If you love lime and cilantro this easy chimichurri sauce recipe is going to be one of your favorites! While truly authentic chimichurri is made with parsley and no cilantro, this twisted Texas version has all of that southwestern flavor that goes so well will a perfectly grilled steak!
For this recipe you’ll need: cilantro, flat leaf parsley, fresh oregano, jalapeno, red onion, garlic, lime, red wine vinegar, crushed red pepper flakes, kosher salt, pepper
“Real”, authentic chimichurri sauce is made with all parsley – and I do love it, but theres a special place in my heart for this “Texanized” version of cilantro chimichurri sauce recipe with lime. There’s nothing that complements a smokey steak fresh off the grill better than this addictive condiment.
Actually, in my house I’m not sure it’s a condiment – it may be more of a side dish.
So I was at a restaurant a month or so ago and ordered my steak with chimichurri sauce. The green ooblek that was on the side of the plate was nothing like my homemade chimichurri. It looked like baby food.

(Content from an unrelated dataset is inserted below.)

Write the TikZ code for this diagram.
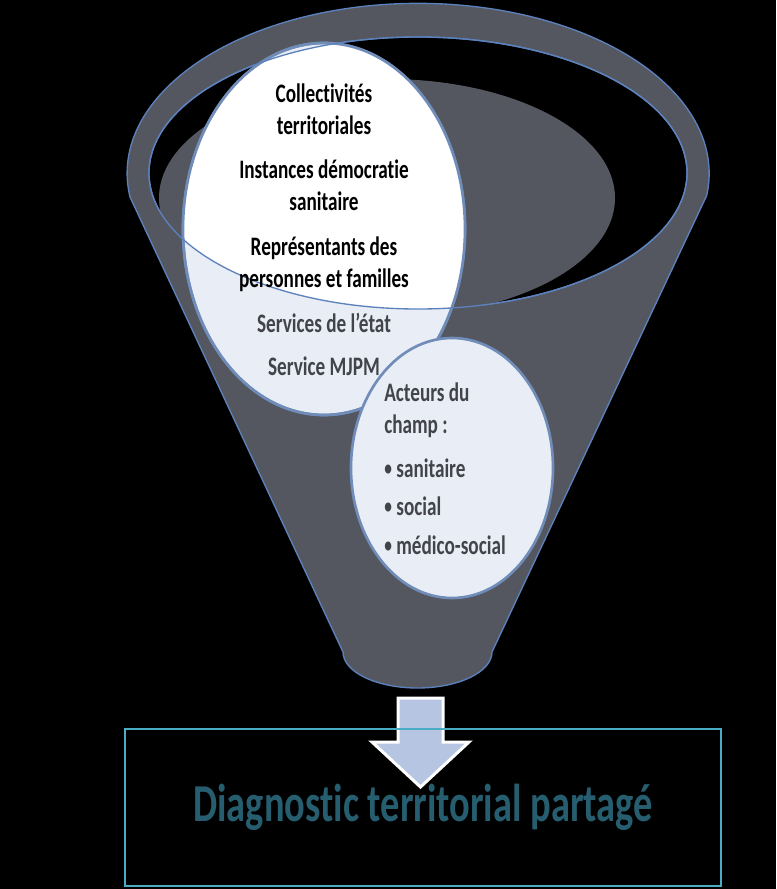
\documentclass[tikz,border=0pt]{standalone}
\usepackage{fontspec}
\setmainfont{Carlito}[FakeStretch = 0.72, Ligatures = NoCommon]
\usetikzlibrary{positioning, calc}
\definecolor{FunnelGrey}{RGB}{84, 87, 95}
\definecolor{FunnelBlue}{RGB}{92, 130, 190}
\definecolor{FunnelLavender}{RGB}{233, 237, 246}
\definecolor{FunnelEdge}{RGB}{112, 140, 184}
\definecolor{FunnelText}{RGB}{66, 68, 74}
\definecolor{ArrowBlue}{RGB}{182, 197, 225}
\definecolor{DiagTeal}{RGB}{75, 172, 198}
\definecolor{DiagText}{RGB}{38, 94, 112}
\newcommand{\dotitem}{\raisebox{1.6pt}{\fontsize{16}{16}\selectfont •}\,}

\begin{document}
\begin{tikzpicture}[
        x = 0.75pt, y = -0.75pt,
        shell/.style = {fill = FunnelGrey, draw = FunnelBlue, line width = 1pt, line join = round},
        rim/.style = {draw = FunnelBlue, line width = 1pt},
        blob/.style = {fill = FunnelLavender, draw = FunnelEdge, line width = 2pt},
        txt/.style = {font = \fontsize{20}{24}\selectfont\bfseries, inner sep = 0pt},
        arr/.style = {fill = ArrowBlue, draw = white, line width = 2.25pt}
    ]
        \useasboundingbox[fill = black] (0, 0) rectangle (776, 889);

        \path[shell] (706, 197) -- (492, 652)
            arc[start angle = 0, end angle = 180, x radius = 74.5, y radius = 36]
            -- (130, 197)
            arc[start angle = 172, end angle = 368, x radius = 291, y radius = 170]
            -- cycle;

        \draw[rim, fill = black] (418, 173) ellipse [x radius = 269, y radius = 136];
        \fill[FunnelGrey] (387, 198) ellipse [x radius = 228, y radius = 119];

        \path[blob] (324, 229) ellipse [x radius = 141, y radius = 186];
        \begin{scope}
            \clip (418, 173) ellipse [x radius = 269, y radius = 136];
            \fill[white] (324, 229) ellipse [x radius = 141, y radius = 186];
        \end{scope}
        \draw[blob, fill = none] (324, 229) ellipse [x radius = 141, y radius = 186];
        \draw[rim] (418, 173) ellipse [x radius = 269, y radius = 136];

        \path[blob] (452, 468) ellipse [x radius = 101, y radius = 130];

        \path[arr] (398, 698) -- (443, 698) -- (443, 742) -- (469, 742) -- (420.5, 787) -- (372, 742) -- (398, 742) -- cycle;

        \node[draw = DiagTeal, line width = 1.1pt, minimum width = 447pt, minimum height = 117.75pt, inner sep = 0pt, text = DiagText, font = \fontsize{40}{48}\selectfont\bfseries] (diag) at (423, 807.5) {Diagnostic territorial partagé};

        \node[txt, align = center] (pub) at (324, 229.5) {
            Collectivités
            \\
            territoriales
            \\[9.5pt]
            Instances démocratie
            \\
            sanitaire
            \\[9.5pt]
            Représentants des
            \\
            personnes et familles
            \\[9.5pt]
            \textcolor{FunnelText}{Services de l’état}
            \\[8.5pt]
            \textcolor{FunnelText}{Service MJPM}
        };

        \node[txt, align = left, text = FunnelText, anchor = north west] (act) at (384, 383) {
            Acteurs du
            \\
            champ :
            \\[9pt]
            \dotitem sanitaire
            \\[4pt]
            \dotitem social
            \\[5.5pt]
            \dotitem médico-social
        };
    \end{tikzpicture}
\end{document}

Chimichurri should be kind of chunky – roughly chopped. It should be spicy and have a lingering, tangy bite. The reason it’s absolutely SO amazing on a great steak is that the fat from the steak and the tang from the sauce create magic in your mouth.
So good. You’ll see.
Chimichurri Sauce FAQ’s
Experience: Beginner – super easy
Chimichurri is increasingly popular in the United States. I mean, it’s found it’s way onto the menus of chain restaurants – a sure sign that it’s here to stay. It’s super easy to make – but here are the answers to the most commonly asked questions about this spicy, tangy green sauce.
What is Argentinian chimichurri sauce?
It’s a garlicky condiment that is traditionally spooned over Argentinian barbecue. It’s sometimes used as a marinade as well.
What is chimichurri like?
Good chimichurri is spicy and in some ways similar to a salsa verde but the flavor is fresher, more herbal, and tangier.
Is chimichurri sauce spicy?
Traditional chimichurri is very spicy. You can adjust the amount of heat in this recipe by adjusting the amount of jalapeno and red pepper that you add.
How long does chimichurri keep in the fridge?
Keep it in a Mason jar, tightly covered, for 2 to 3 weeks.
Can you freeze fresh chimichurri?
You sure can. Just freeze it in freezer containers and defrost as needed.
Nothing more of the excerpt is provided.